_TASK DETAILS_: Take the lines from the beginning of the material through the line containing "sequence in working" and retype them exactly, leaving the pictures out.

_DATA_:
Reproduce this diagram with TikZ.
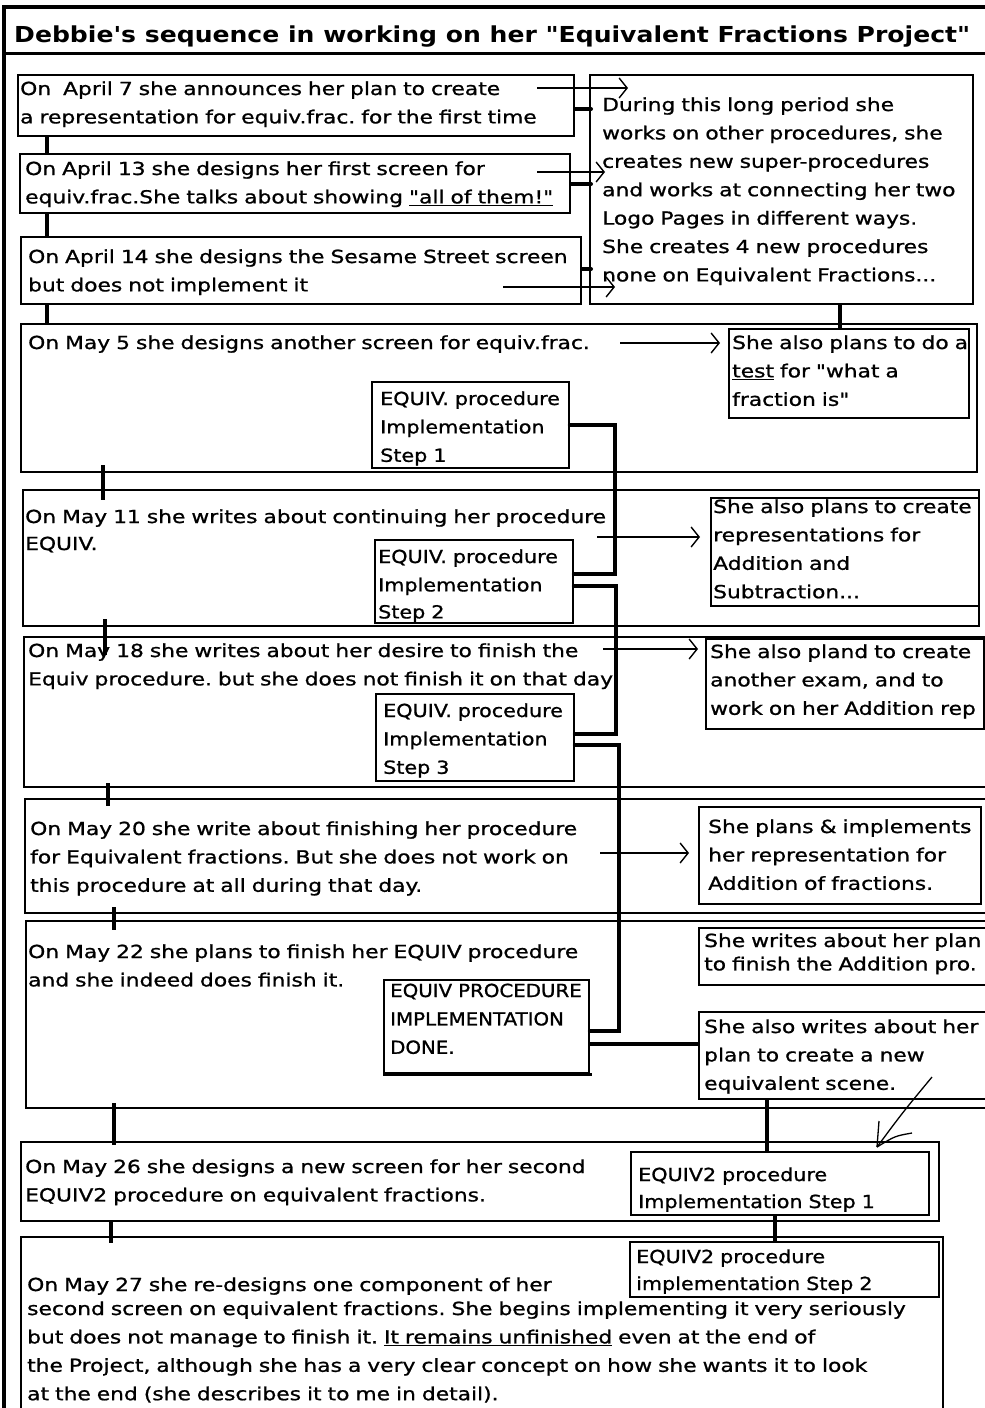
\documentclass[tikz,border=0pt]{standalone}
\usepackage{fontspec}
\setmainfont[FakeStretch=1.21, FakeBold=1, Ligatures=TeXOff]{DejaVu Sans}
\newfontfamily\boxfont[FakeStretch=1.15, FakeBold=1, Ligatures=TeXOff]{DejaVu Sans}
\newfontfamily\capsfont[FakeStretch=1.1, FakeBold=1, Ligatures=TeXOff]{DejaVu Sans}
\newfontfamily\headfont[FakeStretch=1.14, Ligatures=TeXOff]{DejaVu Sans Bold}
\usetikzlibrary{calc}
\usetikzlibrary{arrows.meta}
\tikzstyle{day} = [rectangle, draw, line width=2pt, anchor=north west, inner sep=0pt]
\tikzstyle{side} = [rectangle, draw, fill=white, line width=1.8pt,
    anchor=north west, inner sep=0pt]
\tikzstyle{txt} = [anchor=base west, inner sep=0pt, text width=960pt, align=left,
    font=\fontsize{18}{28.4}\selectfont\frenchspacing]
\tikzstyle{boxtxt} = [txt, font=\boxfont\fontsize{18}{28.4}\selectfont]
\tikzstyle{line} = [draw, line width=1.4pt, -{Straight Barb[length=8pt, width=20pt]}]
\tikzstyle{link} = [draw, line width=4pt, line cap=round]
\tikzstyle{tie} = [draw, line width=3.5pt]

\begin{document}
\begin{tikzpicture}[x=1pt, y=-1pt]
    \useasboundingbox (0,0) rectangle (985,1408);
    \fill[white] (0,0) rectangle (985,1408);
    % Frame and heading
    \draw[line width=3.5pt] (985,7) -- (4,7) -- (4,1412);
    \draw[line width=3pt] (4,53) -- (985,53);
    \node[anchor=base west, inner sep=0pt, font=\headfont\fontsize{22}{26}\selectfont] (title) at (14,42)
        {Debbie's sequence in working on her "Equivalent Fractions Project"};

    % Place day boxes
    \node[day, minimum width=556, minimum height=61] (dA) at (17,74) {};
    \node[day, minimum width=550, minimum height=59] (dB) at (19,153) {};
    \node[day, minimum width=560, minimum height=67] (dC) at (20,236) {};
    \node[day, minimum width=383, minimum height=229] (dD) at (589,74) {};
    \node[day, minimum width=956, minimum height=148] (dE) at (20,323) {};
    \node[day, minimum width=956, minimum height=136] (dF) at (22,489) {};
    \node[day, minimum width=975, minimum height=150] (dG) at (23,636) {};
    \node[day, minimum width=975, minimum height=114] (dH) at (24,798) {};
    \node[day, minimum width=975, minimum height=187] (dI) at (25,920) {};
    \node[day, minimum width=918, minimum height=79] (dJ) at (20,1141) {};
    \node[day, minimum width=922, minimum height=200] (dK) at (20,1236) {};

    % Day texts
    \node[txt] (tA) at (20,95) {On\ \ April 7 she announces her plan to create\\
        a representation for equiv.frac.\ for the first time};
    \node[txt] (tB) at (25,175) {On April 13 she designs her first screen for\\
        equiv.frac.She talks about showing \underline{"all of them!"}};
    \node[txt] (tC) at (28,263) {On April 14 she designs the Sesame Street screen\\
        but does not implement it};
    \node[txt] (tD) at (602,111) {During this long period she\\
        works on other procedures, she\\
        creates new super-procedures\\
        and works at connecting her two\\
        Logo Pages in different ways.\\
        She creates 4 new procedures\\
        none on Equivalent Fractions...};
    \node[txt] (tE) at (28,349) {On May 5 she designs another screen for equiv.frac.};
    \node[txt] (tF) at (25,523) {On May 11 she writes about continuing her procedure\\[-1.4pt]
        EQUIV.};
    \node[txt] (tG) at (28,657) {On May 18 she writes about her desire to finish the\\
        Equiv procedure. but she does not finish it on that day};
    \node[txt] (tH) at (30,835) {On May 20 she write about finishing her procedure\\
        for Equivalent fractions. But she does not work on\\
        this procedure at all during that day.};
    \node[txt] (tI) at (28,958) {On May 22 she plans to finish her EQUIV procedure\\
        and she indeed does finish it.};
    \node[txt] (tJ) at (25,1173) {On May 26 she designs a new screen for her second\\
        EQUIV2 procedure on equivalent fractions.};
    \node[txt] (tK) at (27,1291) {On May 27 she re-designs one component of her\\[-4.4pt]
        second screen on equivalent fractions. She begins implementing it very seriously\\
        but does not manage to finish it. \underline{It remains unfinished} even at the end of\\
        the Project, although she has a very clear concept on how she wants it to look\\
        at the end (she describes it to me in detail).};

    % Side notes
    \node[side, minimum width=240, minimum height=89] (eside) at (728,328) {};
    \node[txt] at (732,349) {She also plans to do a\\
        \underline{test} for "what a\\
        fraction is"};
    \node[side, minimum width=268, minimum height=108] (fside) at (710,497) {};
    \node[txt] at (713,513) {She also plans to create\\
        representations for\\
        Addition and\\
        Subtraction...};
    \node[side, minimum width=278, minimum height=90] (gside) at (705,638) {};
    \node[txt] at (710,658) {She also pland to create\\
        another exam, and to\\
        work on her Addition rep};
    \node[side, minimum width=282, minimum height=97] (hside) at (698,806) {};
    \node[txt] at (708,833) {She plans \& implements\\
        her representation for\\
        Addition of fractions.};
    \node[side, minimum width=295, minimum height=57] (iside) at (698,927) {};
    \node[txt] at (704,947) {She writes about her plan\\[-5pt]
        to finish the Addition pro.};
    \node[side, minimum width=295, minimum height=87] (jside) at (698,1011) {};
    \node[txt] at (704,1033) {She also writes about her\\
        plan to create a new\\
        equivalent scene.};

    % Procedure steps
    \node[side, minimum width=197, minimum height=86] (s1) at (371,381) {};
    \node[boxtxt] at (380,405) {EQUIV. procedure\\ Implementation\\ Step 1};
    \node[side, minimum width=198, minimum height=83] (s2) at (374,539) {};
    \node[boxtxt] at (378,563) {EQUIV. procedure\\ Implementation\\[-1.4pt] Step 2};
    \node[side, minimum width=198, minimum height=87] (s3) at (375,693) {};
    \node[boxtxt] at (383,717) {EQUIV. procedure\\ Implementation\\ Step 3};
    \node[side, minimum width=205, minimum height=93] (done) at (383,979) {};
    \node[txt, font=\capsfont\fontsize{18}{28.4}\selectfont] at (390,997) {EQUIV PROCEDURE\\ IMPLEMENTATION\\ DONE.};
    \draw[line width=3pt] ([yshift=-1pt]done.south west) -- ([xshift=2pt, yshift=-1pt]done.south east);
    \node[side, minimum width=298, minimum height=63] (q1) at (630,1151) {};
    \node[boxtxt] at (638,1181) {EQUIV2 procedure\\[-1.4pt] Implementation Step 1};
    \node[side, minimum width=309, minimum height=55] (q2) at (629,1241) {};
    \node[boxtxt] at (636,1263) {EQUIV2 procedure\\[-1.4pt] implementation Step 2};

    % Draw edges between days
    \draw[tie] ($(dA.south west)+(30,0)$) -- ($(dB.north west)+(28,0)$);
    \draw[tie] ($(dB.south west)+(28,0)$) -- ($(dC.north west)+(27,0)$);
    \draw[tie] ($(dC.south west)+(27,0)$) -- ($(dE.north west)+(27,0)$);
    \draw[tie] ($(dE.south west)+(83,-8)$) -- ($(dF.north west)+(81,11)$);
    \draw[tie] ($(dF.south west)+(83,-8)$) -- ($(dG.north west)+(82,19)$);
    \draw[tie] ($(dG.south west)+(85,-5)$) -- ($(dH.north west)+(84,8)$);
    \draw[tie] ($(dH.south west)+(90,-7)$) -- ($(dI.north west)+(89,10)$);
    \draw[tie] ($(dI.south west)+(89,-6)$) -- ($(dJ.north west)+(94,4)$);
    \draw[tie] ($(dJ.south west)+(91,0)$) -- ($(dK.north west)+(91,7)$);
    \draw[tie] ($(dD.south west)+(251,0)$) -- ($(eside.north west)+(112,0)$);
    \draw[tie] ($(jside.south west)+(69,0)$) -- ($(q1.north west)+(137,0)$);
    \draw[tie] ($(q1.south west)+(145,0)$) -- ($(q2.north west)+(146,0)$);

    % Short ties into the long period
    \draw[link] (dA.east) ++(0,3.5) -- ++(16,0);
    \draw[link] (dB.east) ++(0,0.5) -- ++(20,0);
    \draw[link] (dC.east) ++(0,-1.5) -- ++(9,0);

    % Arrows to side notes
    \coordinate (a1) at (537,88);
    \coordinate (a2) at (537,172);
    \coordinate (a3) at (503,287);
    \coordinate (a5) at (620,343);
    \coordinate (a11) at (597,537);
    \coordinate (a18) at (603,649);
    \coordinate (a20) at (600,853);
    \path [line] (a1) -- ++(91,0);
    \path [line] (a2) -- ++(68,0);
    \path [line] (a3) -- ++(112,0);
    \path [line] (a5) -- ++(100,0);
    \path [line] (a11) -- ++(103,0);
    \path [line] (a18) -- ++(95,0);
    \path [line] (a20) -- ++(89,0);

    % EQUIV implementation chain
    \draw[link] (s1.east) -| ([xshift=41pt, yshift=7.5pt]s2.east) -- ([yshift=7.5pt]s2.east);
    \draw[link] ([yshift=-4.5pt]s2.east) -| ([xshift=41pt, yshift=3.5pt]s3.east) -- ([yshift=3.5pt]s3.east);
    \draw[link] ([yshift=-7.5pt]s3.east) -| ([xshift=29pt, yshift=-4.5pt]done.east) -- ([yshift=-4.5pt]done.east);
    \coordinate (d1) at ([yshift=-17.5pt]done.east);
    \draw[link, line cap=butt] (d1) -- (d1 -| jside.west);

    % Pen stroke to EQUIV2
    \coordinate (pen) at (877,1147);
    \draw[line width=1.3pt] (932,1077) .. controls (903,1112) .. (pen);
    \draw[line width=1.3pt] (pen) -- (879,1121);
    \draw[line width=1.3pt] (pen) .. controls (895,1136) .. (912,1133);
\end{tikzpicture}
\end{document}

_THE ANSWER_:
Reproduce this diagram with TikZ.
\documentclass[tikz,border=0pt]{standalone}
\usepackage{fontspec}
\setmainfont[FakeStretch=1.21, FakeBold=1, Ligatures=TeXOff]{DejaVu Sans}
\newfontfamily\boxfont[FakeStretch=1.15, FakeBold=1, Ligatures=TeXOff]{DejaVu Sans}
\newfontfamily\capsfont[FakeStretch=1.1, FakeBold=1, Ligatures=TeXOff]{DejaVu Sans}
\newfontfamily\headfont[FakeStretch=1.14, Ligatures=TeXOff]{DejaVu Sans Bold}
\usetikzlibrary{calc}
\usetikzlibrary{arrows.meta}
\tikzstyle{day} = [rectangle, draw, line width=2pt, anchor=north west, inner sep=0pt]
\tikzstyle{side} = [rectangle, draw, fill=white, line width=1.8pt,
    anchor=north west, inner sep=0pt]
\tikzstyle{txt} = [anchor=base west, inner sep=0pt, text width=960pt, align=left,
    font=\fontsize{18}{28.4}\selectfont\frenchspacing]
\tikzstyle{boxtxt} = [txt, font=\boxfont\fontsize{18}{28.4}\selectfont]
\tikzstyle{line} = [draw, line width=1.4pt, -{Straight Barb[length=8pt, width=20pt]}]
\tikzstyle{link} = [draw, line width=4pt, line cap=round]
\tikzstyle{tie} = [draw, line width=3.5pt]

\begin{document}
\begin{tikzpicture}[x=1pt, y=-1pt]
    \useasboundingbox (0,0) rectangle (985,1408);
    \fill[white] (0,0) rectangle (985,1408);
    % Frame and heading
    \draw[line width=3.5pt] (985,7) -- (4,7) -- (4,1412);
    \draw[line width=3pt] (4,53) -- (985,53);
    \node[anchor=base west, inner sep=0pt, font=\headfont\fontsize{22}{26}\selectfont] (title) at (14,42)
        {Debbie's sequence in working on her "Equivalent Fractions Project"};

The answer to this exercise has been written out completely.